SEALDs奥田氏「今の政治に違和感あるなら、芝さんに一票を入れてほしい」
SEALDsの奥田氏は、「政治は生活のためにある。しかし、どんどんそうした実感から離れていく。そんな政治が続くことがいやだ」と話す。
「本当にアベノミクスが成功しているのか、選挙で示してほしい。『野党がだらしない』という人も、民進党の政策をみてほしい。野党が言っているのは、生活をどう底上げするかということ。今の社会をおかしいと思いませんか? 残業で倒れそうになりながら働いている人もたくさんいる。そういう生活の不満も含めて、選挙にいってほしい」
そのうえで、「もし芝さんを応援したいという人がいれば一緒に選挙を戦ってほしい」と呼びかける。
「最後は自分の家族や回りにどれだけ伝えられるかが選挙を左右する。
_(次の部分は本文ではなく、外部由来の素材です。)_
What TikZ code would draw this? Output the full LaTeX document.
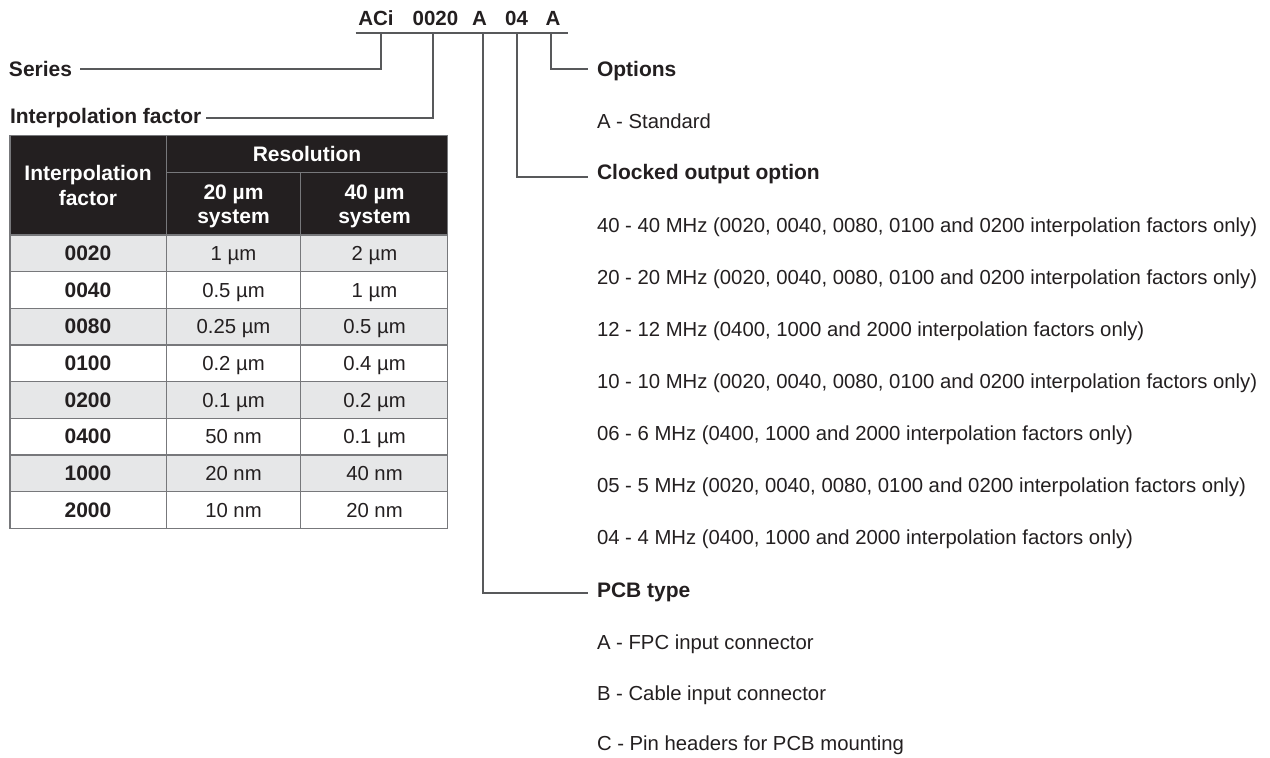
\documentclass[tikz,border=0pt]{standalone}
\usepackage{fontspec}
\setmainfont{Liberation Sans}
\definecolor{ink}{HTML}{231F20}
\definecolor{lnk}{HTML}{58595B}
\definecolor{hdr}{HTML}{231F20}
\definecolor{rowg}{HTML}{E6E7E8}
\definecolor{gridc}{HTML}{77787B}
\begin{document}
\begin{tikzpicture}[x=1pt,y=-1pt,
  reg/.style={font=\fontsize{20.3}{24}\selectfont, text=ink, inner sep=0pt, outer sep=0pt},
  bld/.style={font=\fontsize{21}{25}\selectfont\bfseries, text=ink, inner sep=0pt, outer sep=0pt},
  codetxt/.style={font=\fontsize{20.5}{24}\selectfont\bfseries, text=ink, inner sep=0pt, outer sep=0pt, anchor=base},
  hdrtxt/.style={bld, text=white, anchor=base},
  celltxt/.style={reg, anchor=base},
  cellbold/.style={bld, anchor=base},
  conn/.style={draw=lnk, line width=2pt},
  gridline/.style={draw=gridc, line width=1.3pt}]
\useasboundingbox (0,0) rectangle (1270,758);

% ---- part code ----
\node[codetxt] (cACi) at (376,25) {ACi};
\node[codetxt] (c0020) at (435.5,25) {0020};
\node[codetxt] (cA1) at (479.5,25) {A};
\node[codetxt] (c04) at (516.5,25) {04};
\node[codetxt] (cA2) at (553,25) {A};
\coordinate (ulL) at (355.7,33);
\coordinate (ulR) at (567.7,33);
\draw[conn] (ulL) -- (ulR);
\coordinate (j1) at (381,33);
\coordinate (j2) at (432.5,33);
\coordinate (j3) at (482.5,33);
\coordinate (j4) at (517,33);
\coordinate (j5) at (551,33);

% ---- left labels ----
\node[bld, anchor=base west] (series) at (9,76) {Series};
\node[bld, anchor=base west] (interp) at (10,123) {Interpolation factor};
\draw[conn] (j1) |- ([xshift=8pt,yshift=7pt]series.base east);
\draw[conn] (j2) |- ([xshift=5pt,yshift=5.3pt]interp.base east);

% ---- right labels ----
\node[bld, anchor=base west] (opt) at (597,76) {Options};
\node[reg, anchor=base west] (optA) at (597,128.3) {A - Standard};
\node[bld, anchor=base west] (clk) at (597,179.3) {Clocked output option};
\node[reg, anchor=base west] (clk40) at (597,232) {40 - 40 MHz (0020, 0040, 0080, 0100 and 0200 interpolation factors only)};
\node[reg, anchor=base west] (clk20) at (597,284) {20 - 20 MHz (0020, 0040, 0080, 0100 and 0200 interpolation factors only)};
\node[reg, anchor=base west] (clk12) at (597,336) {12 - 12 MHz (0400, 1000 and 2000 interpolation factors only)};
\node[reg, anchor=base west] (clk10) at (597,388) {10 - 10 MHz (0020, 0040, 0080, 0100 and 0200 interpolation factors only)};
\node[reg, anchor=base west] (clk06) at (597,440) {06 - 6 MHz (0400, 1000 and 2000 interpolation factors only)};
\node[reg, anchor=base west] (clk05) at (597,492) {05 - 5 MHz (0020, 0040, 0080, 0100 and 0200 interpolation factors only)};
\node[reg, anchor=base west] (clk04) at (597,544) {04 - 4 MHz (0400, 1000 and 2000 interpolation factors only)};
\node[bld, anchor=base west] (pcb) at (597,597) {PCB type};
\node[reg, anchor=base west] (pcbA) at (597,649) {A - FPC input connector};
\node[reg, anchor=base west] (pcbB) at (597,700) {B - Cable input connector};
\node[reg, anchor=base west] (pcbC) at (597,750.7) {C - Pin headers for PCB mounting};

\draw[conn] (j5) |- ([xshift=-9pt,yshift=6.7pt]opt.base west);
\draw[conn] (j4) |- ([xshift=-9pt,yshift=2.8pt]clk.base west);
\draw[conn] (j3) |- ([xshift=-9pt,yshift=3.8pt]pcb.base west);

% ---- table ----
\fill[hdr] (10,135.7) rectangle (447.7,235);
\foreach \i in {0,2,4,6}{
  \fill[rowg] (10,{235+\i*36.66}) rectangle (447.7,{235+(\i+1)*36.66});
}
\foreach \i in {0,...,8}{
  \draw[gridline] (10,{235+\i*36.66}) -- (447.7,{235+\i*36.66});
}
\draw[gridline] (166.3,172.7) -- (447.7,172.7);
\draw[gridline] (166.3,135.7) -- (166.3,528.3);
\draw[gridline] (300.7,172.7) -- (300.7,528.3);
\draw[gridline] (10,135.7) rectangle (447.7,528.3);

\node[hdrtxt] (hres) at (307,161.7) {Resolution};
\node[hdrtxt] (hif1) at (88,180) {Interpolation};
\node[hdrtxt] (hif2) at (88,205) {factor};
\node[hdrtxt] (h20a) at (233.5,199.3) {20 µm};
\node[hdrtxt] (h20b) at (233.5,223.3) {system};
\node[hdrtxt] (h40a) at (374.5,199.3) {40 µm};
\node[hdrtxt] (h40b) at (374.5,223.3) {system};

\foreach \f/\a/\b [count=\i from 0] in {0020/1 µm/2 µm, 0040/0.5 µm/1 µm, 0080/0.25 µm/0.5 µm, 0100/0.2 µm/0.4 µm, 0200/0.1 µm/0.2 µm, 0400/50 nm/0.1 µm, 1000/20 nm/40 nm, 2000/10 nm/20 nm}{
  \node[cellbold] (f\i) at (88,{235+(\i+0.5)*36.66+7.3}) {\f};
  \node[celltxt] (a\i) at (233.5,{235+(\i+0.5)*36.66+7.3}) {\a};
  \node[celltxt] (b\i) at (374.5,{235+(\i+0.5)*36.66+7.3}) {\b};
}
\end{tikzpicture}
\end{document}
政党や組合の人数も減り、選挙に関わる人がどんどん少なくなってきて、投票率も下がってきている。自分たちの日常の中で選挙に関わらなければ、新しい政治は出てこない」
奥田氏は、「今の政治に違和感あるなら、芝さんに一票を入れてほしい。若者の投票率が低くなれば、政治が若者の声を聞いてくれなくなる」と若者に向けて語りかける。
「学生の生活環境は悪化し、学生の半分は奨学金を借りている。就職しても非正規雇用が増えている。(安倍総理の言う)『この道』ではなく、他の道を探している人がいれば、今回ばかりは野党候補に票を入れてほしい」
最後に、「自民党のほうが頼りがいがある、と思う人がいるかもしれないが、このまま自民党に1議席とらせても、調子に乗らせるだけで、自分たちの生活にとっては何もいいことがない」と批判。「7月10日に参院選があることを、自分の言葉で友だちにも伝えてほしい」と投票率向上を訴えた。
容赦なく大物議員を次々投入し、露骨に「岡田陥落」を狙う自民党!
議席死守を目指す芝候補。自身の進退をかける岡田代表は2015年11月以降、計120回もの演説を三重県内で行うなど、なりふり構わぬ力の入れようをみせている。
他方で自民党も負けていない。奥田氏が芝候補の応援に入った同日、自民党からは安倍総理が山本佐知子候補の応援のために三重県入りし、県民に「子どもの未来や安全を、無責任な民進と共産に託すのか。日本人の命をしっかり守る自民、公明に託すのか」と選択を迫った。最後には岡田代表の地盤である四日市を練り歩いたという。
公示後は安倍総理だけでなく、麻生太郎財務相や石破茂地方創生相、谷垣禎一幹事長や小泉進次郎衆院議員も三重に入っている。自民党は2014年の衆院選でも、当時、民主党代表だった海江田万里氏の東京1区に幹部を続々投入し、結果的に海江田代表を落選に追い込んでいる。
岡田氏が代表引退をも賭けた三重県での選挙結果は、後の永田町の情勢にも大きな影響を与えることは間違いない。